Hat Man Sidney Stroupe

Sidney “Buttermilk” Stroupe wears a hat he won’t keep long. He gives his hats to others as a way to share with them his faith. Buttermilk is pictured at Grayson Restaurant, where he orders eggs, toast and coffee almost every morning.

His name is Sidney Stroupe, but most people don’t know that.

“Ninety-five percent of the people in Wythe County don’t know my real name; they call me Buttermilk,” he said.

He remembers the day he got the moniker. It was his first day on the school bus on the first day of first grade. A big kid looked at him and said, “Your name’s Buttermilk.”

It stuck.

But his name is not what’s special about Buttermilk; it’s his generosity. He likes to give things away: his time, dollar bills and his hats, especially his hats. Pulls them straight off his head and hands them to friends and strangers.

Not just any hats, but hats embroidered with scripture verses and other words that help him profess his Christian faith.

“I wear a hat 24/7 except when I go to bed,” he said. “People stop and ask for my hat. I take it off and give it to them. All I wear is hats for Christ with different verses or Amazing Grace or different logos on them. My daughter, she orders them for me off of somewhere. I say, ‘Connie, I lost my hat.’”

“It’s hard to find a place where we can afford them,” said Buttermilk’s daughter, Connie Rosenbaum. “We try to find them reasonable, like at gospel sings. We can find them for $10 there. They can go up to $18. He’s going to give them away, so I like to find them as cheap as you can.”

Buttermilk remembers one time he visited a buddy who was gravely ill in the hospital in Roanoke. That day, Buttermilk was wearing his Amazing Grace hat, one of his favorites.

“He didn’t know he was in the world for two weeks and he died twice,” he said. “He was in bed with tubes in his mouth when he motioned for me. I leaned down, and he said, ‘I want that.’ I said, ‘what do you want?’ He pointed to my hat. I just laid it right there where his hand was at.”

In an email to the Wytheville Enterprise, Rosenbaum said her Dad has winter hats and summer hats, most in shades of black or blue.

“Dad truly loves these hats,” she said. “I find myself looking everywhere I shop for something to add to his collection. I’m not sure collection is the right word to use since collections are usually not handled or worn. His are used every day.”
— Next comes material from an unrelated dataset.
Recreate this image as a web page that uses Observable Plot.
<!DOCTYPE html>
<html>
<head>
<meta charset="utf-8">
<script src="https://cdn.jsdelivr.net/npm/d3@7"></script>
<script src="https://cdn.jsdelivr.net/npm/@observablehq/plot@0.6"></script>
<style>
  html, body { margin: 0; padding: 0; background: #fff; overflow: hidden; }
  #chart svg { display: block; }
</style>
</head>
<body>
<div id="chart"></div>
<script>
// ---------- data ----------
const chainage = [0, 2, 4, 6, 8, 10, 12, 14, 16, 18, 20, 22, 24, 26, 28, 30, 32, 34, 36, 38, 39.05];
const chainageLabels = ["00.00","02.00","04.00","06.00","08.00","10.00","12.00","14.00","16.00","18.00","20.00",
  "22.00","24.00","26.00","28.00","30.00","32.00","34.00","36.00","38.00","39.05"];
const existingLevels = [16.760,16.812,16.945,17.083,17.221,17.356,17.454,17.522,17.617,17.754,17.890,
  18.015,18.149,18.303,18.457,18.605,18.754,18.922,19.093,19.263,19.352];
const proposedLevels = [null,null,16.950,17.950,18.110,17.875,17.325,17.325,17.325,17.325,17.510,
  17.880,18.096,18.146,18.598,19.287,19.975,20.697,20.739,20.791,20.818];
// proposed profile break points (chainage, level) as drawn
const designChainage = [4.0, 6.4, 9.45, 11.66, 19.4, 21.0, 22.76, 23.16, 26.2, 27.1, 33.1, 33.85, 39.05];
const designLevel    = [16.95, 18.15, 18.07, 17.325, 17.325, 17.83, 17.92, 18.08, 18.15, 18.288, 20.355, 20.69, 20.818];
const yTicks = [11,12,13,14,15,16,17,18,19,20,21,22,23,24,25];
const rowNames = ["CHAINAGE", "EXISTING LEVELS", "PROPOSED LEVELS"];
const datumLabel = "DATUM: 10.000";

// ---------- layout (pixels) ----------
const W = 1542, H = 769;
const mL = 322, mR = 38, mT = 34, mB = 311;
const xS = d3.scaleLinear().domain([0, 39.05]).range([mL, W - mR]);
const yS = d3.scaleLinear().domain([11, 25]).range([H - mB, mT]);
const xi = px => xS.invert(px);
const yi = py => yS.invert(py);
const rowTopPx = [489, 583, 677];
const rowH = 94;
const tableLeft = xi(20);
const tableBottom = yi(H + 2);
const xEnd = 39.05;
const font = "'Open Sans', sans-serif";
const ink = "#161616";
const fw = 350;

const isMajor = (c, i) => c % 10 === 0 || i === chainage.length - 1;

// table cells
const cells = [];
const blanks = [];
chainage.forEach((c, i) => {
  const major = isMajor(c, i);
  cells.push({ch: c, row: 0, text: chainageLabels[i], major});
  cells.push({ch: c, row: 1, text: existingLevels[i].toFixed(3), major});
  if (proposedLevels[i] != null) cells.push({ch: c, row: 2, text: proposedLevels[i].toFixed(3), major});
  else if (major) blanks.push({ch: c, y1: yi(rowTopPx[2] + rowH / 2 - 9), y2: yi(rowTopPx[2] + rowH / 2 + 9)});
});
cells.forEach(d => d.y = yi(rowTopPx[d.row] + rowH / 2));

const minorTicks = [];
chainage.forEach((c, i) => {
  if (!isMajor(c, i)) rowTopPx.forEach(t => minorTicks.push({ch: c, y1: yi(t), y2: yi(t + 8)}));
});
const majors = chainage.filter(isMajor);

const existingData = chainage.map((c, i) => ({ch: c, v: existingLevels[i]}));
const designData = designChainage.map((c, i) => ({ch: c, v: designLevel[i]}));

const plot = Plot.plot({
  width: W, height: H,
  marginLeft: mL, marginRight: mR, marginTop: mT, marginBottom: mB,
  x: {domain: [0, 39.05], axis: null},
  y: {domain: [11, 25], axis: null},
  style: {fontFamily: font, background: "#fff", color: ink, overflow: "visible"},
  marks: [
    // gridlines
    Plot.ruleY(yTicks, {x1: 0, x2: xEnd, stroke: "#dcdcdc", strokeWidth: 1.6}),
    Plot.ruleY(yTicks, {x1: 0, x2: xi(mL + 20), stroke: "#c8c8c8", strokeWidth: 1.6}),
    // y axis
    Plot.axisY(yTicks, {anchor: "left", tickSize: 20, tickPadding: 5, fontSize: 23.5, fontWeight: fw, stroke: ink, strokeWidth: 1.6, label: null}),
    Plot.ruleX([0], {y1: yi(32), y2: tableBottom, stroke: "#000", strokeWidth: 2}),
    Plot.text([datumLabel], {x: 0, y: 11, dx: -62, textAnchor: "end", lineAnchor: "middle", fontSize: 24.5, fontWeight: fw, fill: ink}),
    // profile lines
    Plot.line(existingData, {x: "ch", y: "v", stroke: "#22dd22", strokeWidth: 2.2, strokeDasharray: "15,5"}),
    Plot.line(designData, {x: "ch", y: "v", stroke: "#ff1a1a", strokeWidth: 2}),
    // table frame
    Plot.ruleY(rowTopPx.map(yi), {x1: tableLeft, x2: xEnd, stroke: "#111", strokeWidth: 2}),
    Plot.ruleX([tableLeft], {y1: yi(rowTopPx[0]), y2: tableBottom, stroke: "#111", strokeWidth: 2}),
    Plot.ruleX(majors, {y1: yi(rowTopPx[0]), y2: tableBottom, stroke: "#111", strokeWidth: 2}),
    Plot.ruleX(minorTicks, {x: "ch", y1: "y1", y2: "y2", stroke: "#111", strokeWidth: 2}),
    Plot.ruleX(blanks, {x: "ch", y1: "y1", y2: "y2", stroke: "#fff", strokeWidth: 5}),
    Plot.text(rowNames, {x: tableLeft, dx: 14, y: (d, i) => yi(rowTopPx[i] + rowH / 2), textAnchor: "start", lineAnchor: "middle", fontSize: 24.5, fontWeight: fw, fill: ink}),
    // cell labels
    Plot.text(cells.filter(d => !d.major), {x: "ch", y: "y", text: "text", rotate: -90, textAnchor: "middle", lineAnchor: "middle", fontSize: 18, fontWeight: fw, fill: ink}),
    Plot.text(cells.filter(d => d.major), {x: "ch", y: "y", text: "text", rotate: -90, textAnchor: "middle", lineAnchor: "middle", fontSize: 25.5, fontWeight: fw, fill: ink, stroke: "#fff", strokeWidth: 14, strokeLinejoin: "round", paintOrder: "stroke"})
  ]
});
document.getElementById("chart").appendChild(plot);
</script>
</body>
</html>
Right now, he figures he has about five or six hats. They never build up too much in number because he’s always giving them away.

Buttermilk, 72, retired from the Radford Army Ammunition Plant in 2003. Since then, he spends a lot of his time doing odd jobs for friends and handing out dollar bills to youngsters he meets along the way.
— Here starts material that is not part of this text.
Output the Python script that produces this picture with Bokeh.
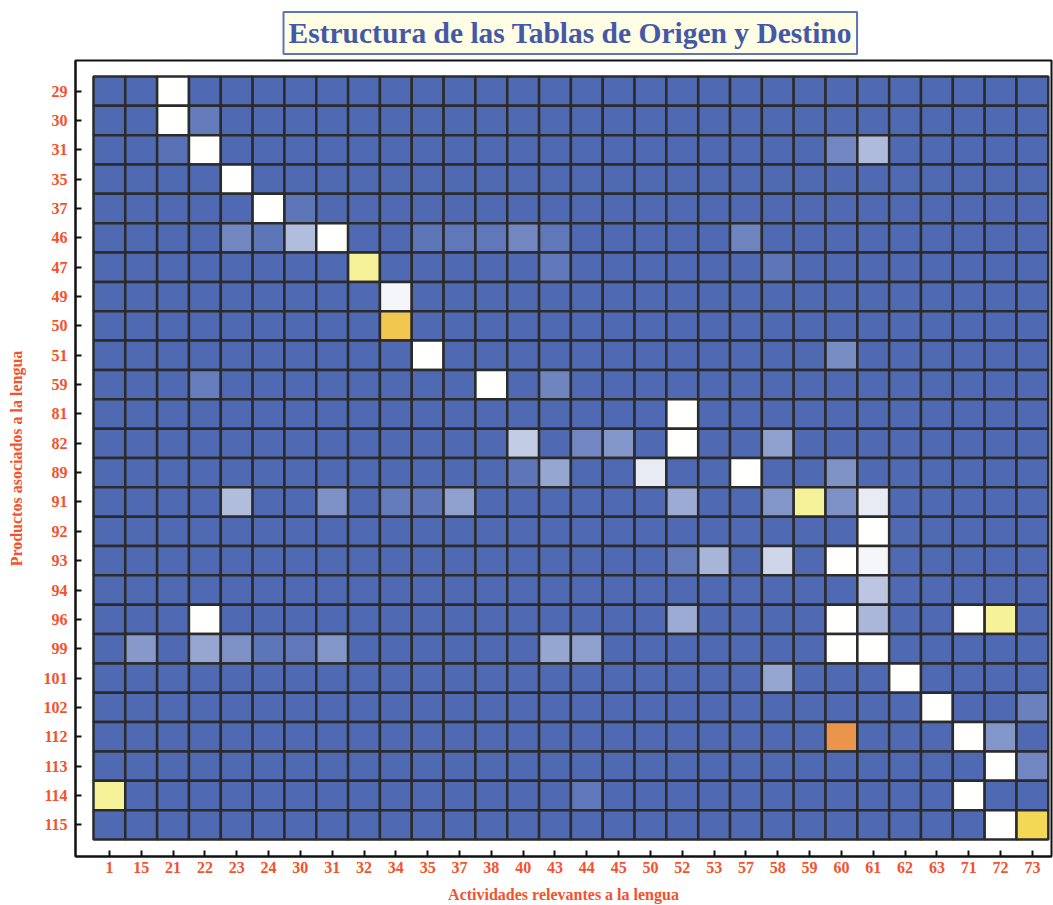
from bokeh.plotting import figure
from bokeh.models import (ColumnDataSource, LinearColorMapper, FixedTicker, Range1d, Title)
from bokeh.embed import file_html
from bokeh.resources import INLINE

# ---- data -------------------------------------------------------------
activities = ["1", "15", "21", "22", "23", "24", "30", "31", "32", "34", "35", "37", "38", "40",
              "43", "44", "45", "50", "52", "53", "57", "58", "59", "60", "61", "62", "63", "71", "72", "73"]
products = ["29", "30", "31", "35", "37", "46", "47", "49", "50", "51", "59", "81", "82", "89",
            "91", "92", "93", "94", "96", "99", "101", "102", "112", "113", "114", "115"]

# relative intensity of the non-background cells (product, activity, value 0..1)
cell_product = ["29", "30", "30", "31", "31", "31", "31", "35", "37", "37",
                "46", "46", "46", "46", "46", "46", "46", "46", "46", "46",
                "47", "47", "47", "49", "50", "51", "51", "59", "59", "59",
                "81", "82", "82", "82", "82", "82", "89", "89", "89", "89", "89",
                "91", "91", "91", "91", "91", "91", "91", "91", "91", "91",
                "92", "93", "93", "93", "93", "93", "94",
                "96", "96", "96", "96", "96", "96",
                "99", "99", "99", "99", "99", "99", "99", "99", "99", "99",
                "101", "101", "102", "102", "112", "112", "112", "113", "113",
                "114", "114", "114", "115", "115"]
cell_activity = ["21", "21", "22", "21", "22", "60", "61", "23", "24", "30",
                 "23", "24", "30", "31", "35", "37", "38", "40", "43", "57",
                 "32", "43", "58", "34", "34", "35", "60", "22", "38", "43",
                 "52", "40", "44", "45", "52", "58", "40", "43", "50", "57", "60",
                 "23", "31", "34", "35", "37", "52", "58", "59", "60", "61",
                 "61", "52", "53", "58", "60", "61", "61",
                 "22", "52", "60", "61", "71", "72",
                 "15", "22", "23", "24", "30", "31", "43", "44", "60", "61",
                 "58", "62", "63", "73", "60", "71", "72", "72", "73",
                 "1", "44", "71", "72", "73"]
cell_value = [0.50, 0.50, 0.06, 0.03, 0.50, 0.10, 0.27, 0.50, 0.50, 0.04,
              0.10, 0.04, 0.28, 0.50, 0.04, 0.05, 0.05, 0.10, 0.05, 0.09,
              0.62, 0.05, 0.04, 0.47, 0.82, 0.50, 0.12, 0.07, 0.50, 0.09,
              0.50, 0.33, 0.10, 0.15, 0.50, 0.18, 0.04, 0.20, 0.43, 0.50, 0.14,
              0.28, 0.13, 0.06, 0.04, 0.18, 0.22, 0.15, 0.62, 0.13, 0.43,
              0.50, 0.06, 0.25, 0.36, 0.50, 0.47, 0.31,
              0.50, 0.22, 0.50, 0.26, 0.50, 0.62,
              0.16, 0.20, 0.13, 0.04, 0.05, 0.15, 0.20, 0.18, 0.50, 0.50,
              0.20, 0.50, 0.50, 0.08, 0.95, 0.50, 0.15, 0.50, 0.10,
              0.62, 0.05, 0.50, 0.50, 0.74]

# ---- build full grid --------------------------------------------------
lookup = {(r, c): v for r, c, v in zip(cell_product, cell_activity, cell_value)}
xs, ys, vs = [], [], []
for ri, r in enumerate(products):
    for ci, c in enumerate(activities):
        xs.append(ci)
        ys.append(ri)
        vs.append(lookup.get((r, c), 0.0))
src = ColumnDataSource(dict(x=xs, y=ys, v=vs))

# colour scale: blue -> white -> pale yellow -> yellow -> orange
stops = [(0.0, (79, 106, 178)), (0.5, (255, 255, 255)), (0.62, (246, 242, 154)),
         (0.75, (242, 214, 80)), (0.85, (240, 192, 80)), (1.0, (232, 128, 74))]
palette = []
for i in range(256):
    t = i / 255
    for (a, ca), (b, cb) in zip(stops[:-1], stops[1:]):
        if a <= t <= b:
            f = (t - a) / (b - a)
            rgb = [round(ca[k] + f * (cb[k] - ca[k])) for k in range(3)]
            palette.append("#%02x%02x%02x" % tuple(rgb))
            break
mapper = LinearColorMapper(palette=palette, low=0, high=1)

# ---- figure -----------------------------------------------------------
W, H = 1053, 905
p = figure(width=W, height=H, output_backend="svg", toolbar_location=None,
           x_range=Range1d(-1.065, 29.6), y_range=Range1d(26.08, -1.044),
           min_border_left=75, min_border_right=2, min_border_top=60, min_border_bottom=47)

p.rect(x="x", y="y", width=1, height=1, source=src,
       fill_color={"field": "v", "transform": mapper},
       line_color="#2b2b2b", line_width=2.5)

SERIF = "Liberation Serif"
RED = "#f4512c"

p.title = Title(text="Estructura de las Tablas de Origen y Destino", align="left",
                text_font=SERIF, text_font_size="29.5px", text_font_style="bold",
                text_color="#4458a8", background_fill_color="#fffde4",
                border_line_color="#5f73b8", border_line_width=2, padding=5,
                offset=208, standoff=13)

p.xgrid.visible = False
p.ygrid.visible = False
p.outline_line_color = "#111111"
p.outline_line_width = 2
p.background_fill_color = "white"
p.border_fill_color = "white"

p.xaxis.ticker = FixedTicker(ticks=list(range(len(activities))))
p.xaxis.major_label_overrides = {i: a for i, a in enumerate(activities)}
p.yaxis.ticker = FixedTicker(ticks=list(range(len(products))))
p.yaxis.major_label_overrides = {i: r for i, r in enumerate(products)}
p.xaxis.axis_label = "Actividades relevantes a la lengua"
p.yaxis.axis_label = "Productos asociados a la lengua"

for ax in (p.xaxis[0], p.yaxis[0]):
    ax.axis_line_color = "#111111"
    ax.axis_line_width = 2
    ax.major_tick_line_color = "#111111"
    ax.major_tick_line_width = 2
    ax.major_tick_in = 6
    ax.major_tick_out = 0
    ax.minor_tick_line_color = None
    ax.major_label_text_font = SERIF
    ax.major_label_text_font_style = "bold"
    ax.major_label_text_font_size = "16px"
    ax.major_label_text_color = RED
    ax.axis_label_text_font = SERIF
    ax.axis_label_text_font_style = "bold"
    ax.axis_label_text_font_size = "16px"
    ax.axis_label_text_color = RED
p.xaxis.major_label_standoff = 5
p.xaxis.axis_label_standoff = 10
p.yaxis.major_label_standoff = 8
p.yaxis.axis_label_standoff = 16

open("out.html", "w").write(file_html(p, INLINE))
“I like to be nice and talk to people,” he said. “I like to see the kids smile. And I like to go out and help people, older people and widows. They holler at me all the time. I don’t charge them.”

And all the while, he wears his hats. For Buttermilk, they are a way to witness to people about the love of Jesus Christ.

“When I accepted Jesus in my life, I completely changed,” he said, adding that he strongly felt God’s love when his father died in 1998. That was his turning point.

“It hurt so bad,” he said. “I went to church before that, but I got closer to the Lord then.”

Buttermilk has known sadness in his life, but happiness, too. In 1977, his brother died of kidney cancer. One year later, his brother’s wife was murdered.

“We had married sisters, so me and my wife raised my brother’s six children,” he said. That’s in addition to Buttermilk’s three children with his wife, Bobby Jean Dunford Stroupe, who died two years ago Friday. His brother’s daughter, Tina, is blind and still lives with Buttermilk.

“My life has not been a bed of roses, but I still stand for Him,” Buttermilk said, adding that just like everybody else, he doesn’t know when the Lord will call him home.

“We don’t know, and like my neighbor says, we don’t want to know,” he said.

But he does know one thing.

“I told my daughter, when I die, I don’t want no pots of flowers. I just want my hats to lay on my casket for what I stood for.”